At the heart of the tablet duo is Samsung's Exynos 7 5433 octa-core system-on-a-chip that combines another 1.9GHz quad-core processor with a 1.3GHz quad-core processor.
Clock speeds are the same as the previous generation Galaxy Tab S, and don't reach the performance levels of its contemporary Galaxy S6 and Note 5 devices, but the ARM-based cores did get an upgrade.
The same applies to the graphics chip and RAM found inside the Galaxy Tab S2. It has a Mali T760MP6 GPU that was new to the Samsung tablet line, but was still a step behind the Samsung phones of the time. The RAM remains 3GB of LPDDR3, compared to the 4GB of LPDDR4 RAM the Note 5 had.

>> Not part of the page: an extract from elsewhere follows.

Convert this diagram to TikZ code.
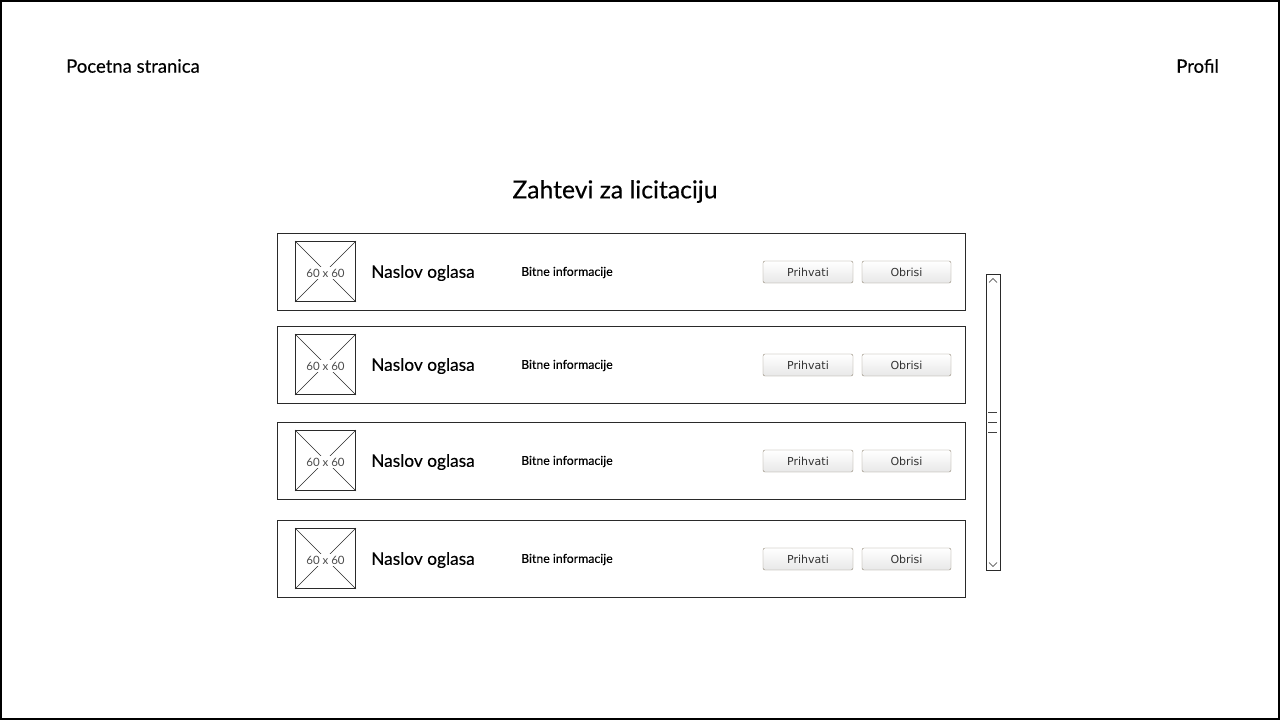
\documentclass[tikz,border=0pt]{standalone}
\usepackage{fontspec}
\setmainfont{Lato}[FakeBold=0.3]
\newfontfamily\thinfont{Lato}
\newfontfamily\btnfont{DejaVu Sans}
\usetikzlibrary{positioning}

\definecolor{btnline}{HTML}{8F8574}
\definecolor{btnfill}{HTML}{E8E8E8}
\definecolor{frameline}{HTML}{2A2A2A}

\begin{document}
\begin{tikzpicture}[
    x=1pt, y=-1pt,
    card/.style={
        rectangle,
        draw=frameline,
        line width=1pt,
        minimum width=688pt,
        minimum height=77pt
    },
    thumb/.style={
        rectangle,
        draw=frameline,
        line width=1pt,
        minimum width=60pt,
        minimum height=60pt
    },
    button/.style={
        rectangle,
        rounded corners=2pt,
        draw=btnline,
        top color=white,
        bottom color=btnfill,
        minimum width=90pt,
        minimum height=22pt,
        font=\btnfont\fontsize{11}{13}\selectfont,
        text=black!80,
        inner sep=0pt
    },
    label/.style={font=\fontsize{18.5}{22}\selectfont, inner sep=0pt}
]

\useasboundingbox (0,0) rectangle (1280,720);
\draw[line width=2pt] (1,1) rectangle (1279,719);

\node[label, anchor=west] (home) at (66,66) {Pocetna stranica};
\node[label, anchor=east] (profile) at (1219,66) {Profil};
\node[font=\fontsize{24.7}{29}\selectfont, inner sep=0pt] (title) at (615,191.5) {Zahtevi za licitaciju};

% request rows
\foreach \i/\y in {1/271.5, 2/364.5, 3/460.5, 4/558.5} {
    \node[card] (row\i) at (621,\y) {};
    \node[thumb] (img\i) at (325.5,\y) {};
    \draw[frameline] (img\i.north west) -- (img\i.south east);
    \draw[frameline] (img\i.north east) -- (img\i.south west);
    \node[fill=white, inner sep=1.5pt, text=black!70, font=\thinfont\fontsize{11.5}{13}\selectfont] at (325.5,\y+1.5) {60 x 60};
    \node[label, anchor=west, font=\fontsize{17.3}{20}\selectfont] (name\i) at (371,\y+1.5) {Naslov oglasa};
    \node[anchor=west, inner sep=0pt, font=\fontsize{12.3}{14}\selectfont] (info\i) at (521,\y+1) {Bitne informacije};
    \node[button] (accept\i) at (808,\y+0.5) {Prihvati};
    \node[button, minimum width=89pt] (delete\i) at (906.5,\y+0.5) {Obrisi};
}

% scrollbar
\node[rectangle, draw=frameline, line width=1pt, minimum width=14pt, minimum height=296pt, inner sep=0pt] (scroll) at (993,422) {};
\draw[frameline] ([shift={(-4pt,-9pt)}]scroll.north) -- ([shift={(0pt,-5pt)}]scroll.north) -- ([shift={(4pt,-9pt)}]scroll.north);
\draw[frameline] ([shift={(-4pt,8pt)}]scroll.south) -- ([shift={(0pt,4pt)}]scroll.south) -- ([shift={(4pt,8pt)}]scroll.south);
\draw[darkgray] (988,412) -- (997,412);
\draw[darkgray] (988,422) -- (997,422);
\draw[darkgray] (988,432) -- (997,432);

\end{tikzpicture}
\end{document}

Galaxy Tab S2: performance
The Samsung Galaxy Tab S2 showed performance gains over the tablets that came before, but its benchmarks trail the iPad Air 2. Running Android 5.0.2 to begin with, its Geekbench 3 scores averaged a healthy 4,077.
That means in 2015 it slotted itself right in between Google's Nexus 9 tablet with a score of 3,492, and Apple's iPad Air 2 with a tablet-defining score of 4,506.
What's interesting is that, while Samsung is a bit clock-speed-shy with its tablet chipsets, Apple in contrast goes all out with its iPads. The first iPad Pro, for instance, has its highest-end A9X chip.
Compared to the other devices around when the Tab S2 launched, the Galaxy S6 and Galaxy Note 5 were topping the charts, while the likes of the iPhone 6S and iPhone 6S Plus were lagging slightly behind.
The good news is that the Galaxy Tab S2 remains a relatively snappy performer when TouchWiz doesn't bog down the interface, and the operating system consistently stays out of the way.
Samsung Galaxy Tab S2: internal storage
Better yet, Samsung makes a fair trade-off with the internal storage specs. Back when it launched, all of Apple's devices begin with 16GB of storage, while Samsung phones and tablets began with 32GB.
That's more important to many file-hoarding consumers who have gigabytes worth of music, photos and apps stored locally, than a tablet that ekes out a win when it comes to processor performance under pressure.